* _Problem requirements_: Return the number of lines that contain the word "this", and return nothing else.

═══ Provided material ═══

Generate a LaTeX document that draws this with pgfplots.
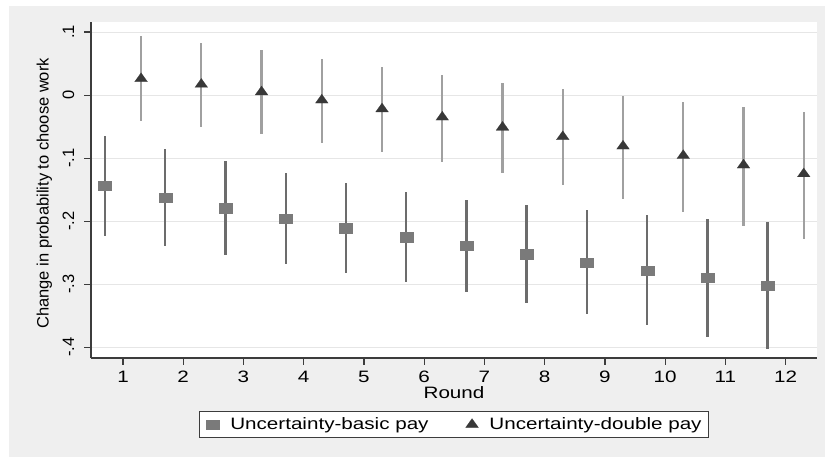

═══
═══ Provided material ═══

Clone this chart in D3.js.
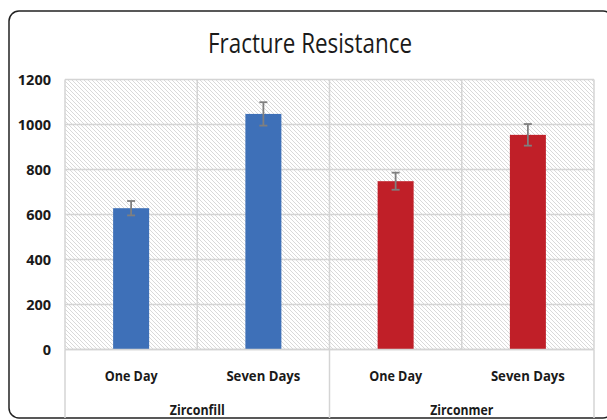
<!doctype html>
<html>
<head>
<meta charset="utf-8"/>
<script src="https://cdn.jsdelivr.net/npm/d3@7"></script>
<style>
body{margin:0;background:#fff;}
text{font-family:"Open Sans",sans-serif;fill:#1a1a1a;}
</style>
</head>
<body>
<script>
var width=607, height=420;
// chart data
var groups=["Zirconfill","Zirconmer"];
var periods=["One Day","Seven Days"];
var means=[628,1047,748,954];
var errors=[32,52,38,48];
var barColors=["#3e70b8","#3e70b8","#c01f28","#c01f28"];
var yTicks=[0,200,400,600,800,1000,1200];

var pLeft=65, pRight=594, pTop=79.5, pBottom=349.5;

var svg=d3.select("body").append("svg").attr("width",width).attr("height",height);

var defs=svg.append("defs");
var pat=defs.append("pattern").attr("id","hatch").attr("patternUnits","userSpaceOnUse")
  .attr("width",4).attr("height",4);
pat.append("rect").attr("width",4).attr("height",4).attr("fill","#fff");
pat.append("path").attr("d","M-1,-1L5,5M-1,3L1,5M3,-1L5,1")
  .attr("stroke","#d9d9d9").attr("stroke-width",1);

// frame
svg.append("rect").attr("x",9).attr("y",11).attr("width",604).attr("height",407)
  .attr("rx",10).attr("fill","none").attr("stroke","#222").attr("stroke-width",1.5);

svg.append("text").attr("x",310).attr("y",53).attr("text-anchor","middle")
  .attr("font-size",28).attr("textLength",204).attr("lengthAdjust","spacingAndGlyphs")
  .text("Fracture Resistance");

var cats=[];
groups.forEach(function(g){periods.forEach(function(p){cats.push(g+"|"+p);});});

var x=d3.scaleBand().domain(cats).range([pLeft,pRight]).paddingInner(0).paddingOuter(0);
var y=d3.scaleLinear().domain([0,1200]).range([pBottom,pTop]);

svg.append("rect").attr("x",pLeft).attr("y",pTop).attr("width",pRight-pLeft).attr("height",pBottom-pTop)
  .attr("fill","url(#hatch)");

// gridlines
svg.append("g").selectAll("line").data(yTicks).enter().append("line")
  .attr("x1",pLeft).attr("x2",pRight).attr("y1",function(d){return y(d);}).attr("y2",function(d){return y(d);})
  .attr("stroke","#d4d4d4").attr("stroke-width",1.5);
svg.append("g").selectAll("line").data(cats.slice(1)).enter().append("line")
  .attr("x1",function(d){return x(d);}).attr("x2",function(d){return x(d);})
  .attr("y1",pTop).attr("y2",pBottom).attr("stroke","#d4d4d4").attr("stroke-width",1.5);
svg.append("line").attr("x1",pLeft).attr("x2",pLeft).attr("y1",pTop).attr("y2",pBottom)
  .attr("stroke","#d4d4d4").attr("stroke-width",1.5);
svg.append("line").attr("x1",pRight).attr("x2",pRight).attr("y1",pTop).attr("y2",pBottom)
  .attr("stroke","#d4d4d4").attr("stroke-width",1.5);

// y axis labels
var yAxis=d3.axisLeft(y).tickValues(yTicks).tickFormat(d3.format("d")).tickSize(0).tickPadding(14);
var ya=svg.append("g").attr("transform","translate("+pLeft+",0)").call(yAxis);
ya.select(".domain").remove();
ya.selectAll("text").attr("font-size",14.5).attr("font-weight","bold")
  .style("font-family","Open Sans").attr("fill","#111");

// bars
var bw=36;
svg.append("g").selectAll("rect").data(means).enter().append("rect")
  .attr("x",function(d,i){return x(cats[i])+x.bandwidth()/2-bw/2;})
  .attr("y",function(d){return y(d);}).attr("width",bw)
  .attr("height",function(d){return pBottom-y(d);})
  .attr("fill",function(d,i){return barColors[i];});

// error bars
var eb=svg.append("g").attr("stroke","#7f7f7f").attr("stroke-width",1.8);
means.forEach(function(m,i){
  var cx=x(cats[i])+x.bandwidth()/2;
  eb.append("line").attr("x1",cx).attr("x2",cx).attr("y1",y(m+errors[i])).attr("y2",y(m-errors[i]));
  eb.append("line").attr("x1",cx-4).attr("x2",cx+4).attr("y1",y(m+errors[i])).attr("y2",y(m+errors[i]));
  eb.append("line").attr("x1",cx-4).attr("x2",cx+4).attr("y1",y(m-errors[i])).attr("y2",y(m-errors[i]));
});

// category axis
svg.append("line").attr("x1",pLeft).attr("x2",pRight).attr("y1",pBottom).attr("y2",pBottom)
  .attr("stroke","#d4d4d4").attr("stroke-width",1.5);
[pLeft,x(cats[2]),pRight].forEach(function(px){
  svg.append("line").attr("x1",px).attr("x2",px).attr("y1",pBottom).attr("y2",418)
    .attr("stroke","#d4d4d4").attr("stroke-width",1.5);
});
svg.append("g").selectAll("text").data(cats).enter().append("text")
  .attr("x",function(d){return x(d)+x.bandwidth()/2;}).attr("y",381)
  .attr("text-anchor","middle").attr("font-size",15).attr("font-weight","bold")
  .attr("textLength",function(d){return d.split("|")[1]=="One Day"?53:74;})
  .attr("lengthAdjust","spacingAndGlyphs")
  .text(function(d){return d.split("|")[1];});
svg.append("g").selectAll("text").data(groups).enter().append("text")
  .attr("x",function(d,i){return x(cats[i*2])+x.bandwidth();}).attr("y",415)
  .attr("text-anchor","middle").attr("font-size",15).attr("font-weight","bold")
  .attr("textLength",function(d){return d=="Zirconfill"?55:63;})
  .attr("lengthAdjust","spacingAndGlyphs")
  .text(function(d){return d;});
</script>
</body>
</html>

═══

* _Task answer_: 2